Given problem >>
Leaving out every picture, copy the lines of the data exactly, from the first through the line containing "(193,240) rectangle (933,590);".
──────
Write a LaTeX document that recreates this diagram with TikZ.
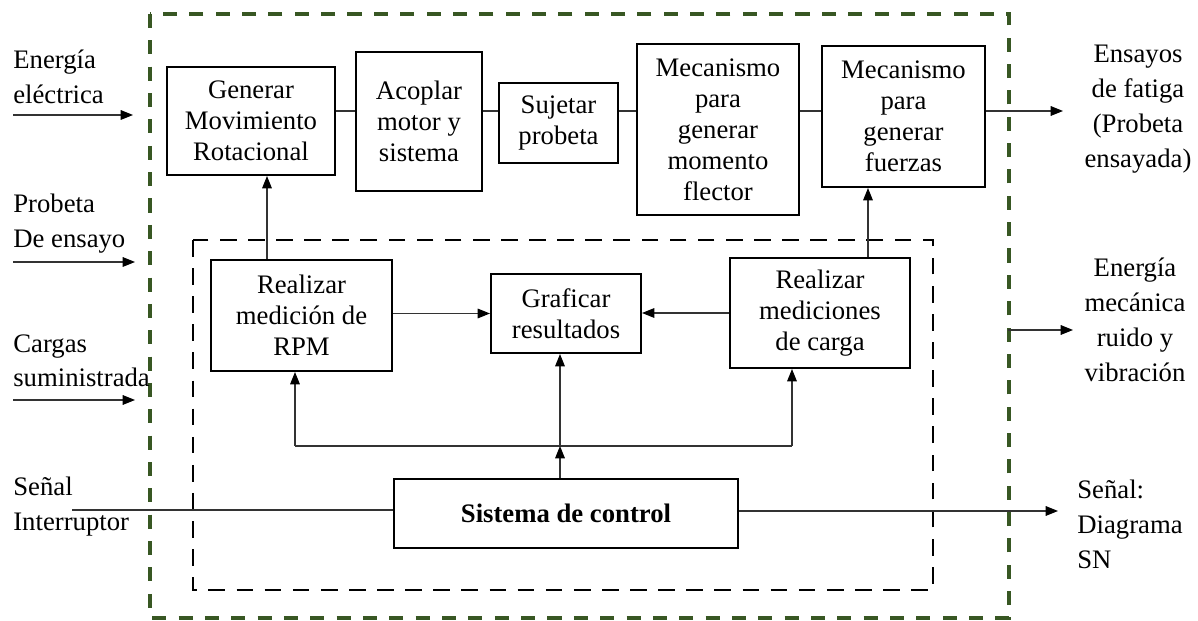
\documentclass[tikz,border=0pt]{standalone}
\usepackage{fontspec}
\setmainfont{Liberation Serif}
\usepackage{tikz}
\usetikzlibrary{arrows.meta,positioning,calc}
\usepackage{xcolor}
\definecolor{frame}{HTML}{385723}
\begin{document}
\begin{tikzpicture}[x=0.02cm, y=-0.02cm,
  blk/.style={draw, line width=1.2pt, align=center, inner sep=0pt, font=\fontsize{15.2}{17.6}\selectfont},
  lbl/.style={inner sep=0pt, font=\fontsize{15.2}{19.8}\selectfont},
  link/.style={draw=black!80, line width=0.6pt},
  arr/.style={link, -{Triangle[length=7pt,width=5.5pt,color=black]}},
  outer/.style={draw=frame, line width=2pt, dash pattern=on 8pt off 7pt},
  inner/.style={draw=black, line width=1.4pt, dash pattern=on 9.5pt off 6.5pt}
]
  \useasboundingbox (0,0) rectangle (1198,621);
  \draw[outer] (150,14) rectangle (1009,618);
  \draw[inner] (193,240) rectangle (933,590);

  % top row
  \node[blk, minimum width=3.36cm, minimum height=2.16cm] (gen) at (251,121) {Generar\\Movimiento\\Rotacional};
  \node[blk, minimum width=2.52cm, minimum height=2.78cm] (acop) at (419,121.5) {Acoplar\\motor y\\sistema};
  \node[blk, minimum width=2.38cm, minimum height=1.6cm] (suj) at (558.5,123) {Sujetar\\probeta};
  \node[blk, minimum width=3.24cm, minimum height=3.42cm] (mmf) at (718,129.5) {Mecanismo\\para\\generar\\momento\\flector};
  \node[blk, minimum width=3.26cm, minimum height=2.82cm] (mfz) at (903.5,116.5) {Mecanismo\\para\\generar\\fuerzas};

  % measuring and control
  \node[blk, minimum width=3.62cm, minimum height=2.22cm] (rpm) at (301.5,315.5) {Realizar\\medición de\\RPM};
  \node[blk, minimum width=3.0cm, minimum height=1.58cm] (graf) at (566,313.5) {Graficar\\resultados};
  \node[blk, minimum width=3.6cm, minimum height=2.2cm] (carga) at (820,313) {Realizar\\mediciones\\de carga};
  \node[blk, minimum width=6.88cm, minimum height=1.38cm, font=\fontsize{15.2}{17.6}\selectfont\bfseries] (ctrl) at (566,513.5) {Sistema de control};

  % inputs and outputs
  \node[lbl, align=left, anchor=north west] (elec) at (13,50) {Energía\\eléctrica};
  \node[lbl, align=left, anchor=north west] (prob) at (13,194) {Probeta\\De ensayo};
  \node[lbl, align=left, anchor=north west] (carg) at (13,334) {Cargas\\suministrada};
  \node[lbl, align=left, anchor=north west] (sen) at (13,477) {Señal\\Interruptor};
  \node[lbl, align=center, anchor=north] (ens) at (1138,45) {Ensayos\\de fatiga\\(Probeta\\ensayada)};
  \node[lbl, align=center, anchor=north] (emec) at (1135,258) {Energía\\mecánica\\ruido y\\vibración};
  \node[lbl, align=left, anchor=north west] (sn) at (1077,480) {Señal:\\Diagrama\\SN};

  \coordinate (row) at (0,111);
  \coordinate (ein) at (133,115);
  \coordinate (pin) at (135,262);
  \coordinate (cin) at (135,400);
  \coordinate (sin) at (72,510);
  \coordinate (ens-in) at (1063,111);
  \coordinate (emo-a) at (1008,330);
  \coordinate (emo-b) at (1073,330);
  \coordinate (sn-in) at (1058,511);
  \coordinate (up1) at (267,0);
  \coordinate (up2) at (868,0);
  \coordinate (bl) at (295,446);
  \coordinate (bm) at (560,446);
  \coordinate (br) at (792,446);

  \draw[arr] (elec.west |- ein) -- (ein);
  \draw[arr] (prob.west |- pin) -- (pin);
  \draw[arr] (carg.west |- cin) -- (cin);
  \draw[link] (sin) -- (ctrl.west |- sin);

  \draw[link] (gen.east |- row) -- (acop.west |- row);
  \draw[link] (acop.east |- row) -- (suj.west |- row);
  \draw[link] (suj.east |- row) -- (mmf.west |- row);
  \draw[link] (mmf.east |- row) -- (mfz.west |- row);
  \draw[arr] (mfz.east |- row) -- (ens-in);

  \draw[arr] (rpm.north -| up1) -- (gen.south -| up1);
  \draw[arr] (carga.north -| up2) -- (mfz.south -| up2);
  \draw[arr] (rpm.east |- graf.west) -- (graf.west);
  \draw[arr] (carga.west) -- (graf.east |- carga.west);

  \draw[link] (bl) -- (br);
  \draw[arr] (ctrl.north -| bm) -- (bm);
  \draw[arr] (bl) -- (rpm.south -| bl);
  \draw[arr] (bm) -- (graf.south -| bm);
  \draw[arr] (br) -- (carga.south -| br);

  \draw[arr] (emo-a) -- (emo-b);
  \draw[arr] (ctrl.east |- sn-in) -- (sn-in);
\end{tikzpicture}
\end{document}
──────
Task solution >>
Write a LaTeX document that recreates this diagram with TikZ.
\documentclass[tikz,border=0pt]{standalone}
\usepackage{fontspec}
\setmainfont{Liberation Serif}
\usepackage{tikz}
\usetikzlibrary{arrows.meta,positioning,calc}
\usepackage{xcolor}
\definecolor{frame}{HTML}{385723}
\begin{document}
\begin{tikzpicture}[x=0.02cm, y=-0.02cm,
  blk/.style={draw, line width=1.2pt, align=center, inner sep=0pt, font=\fontsize{15.2}{17.6}\selectfont},
  lbl/.style={inner sep=0pt, font=\fontsize{15.2}{19.8}\selectfont},
  link/.style={draw=black!80, line width=0.6pt},
  arr/.style={link, -{Triangle[length=7pt,width=5.5pt,color=black]}},
  outer/.style={draw=frame, line width=2pt, dash pattern=on 8pt off 7pt},
  inner/.style={draw=black, line width=1.4pt, dash pattern=on 9.5pt off 6.5pt}
]
  \useasboundingbox (0,0) rectangle (1198,621);
  \draw[outer] (150,14) rectangle (1009,618);
  \draw[inner] (193,240) rectangle (933,590);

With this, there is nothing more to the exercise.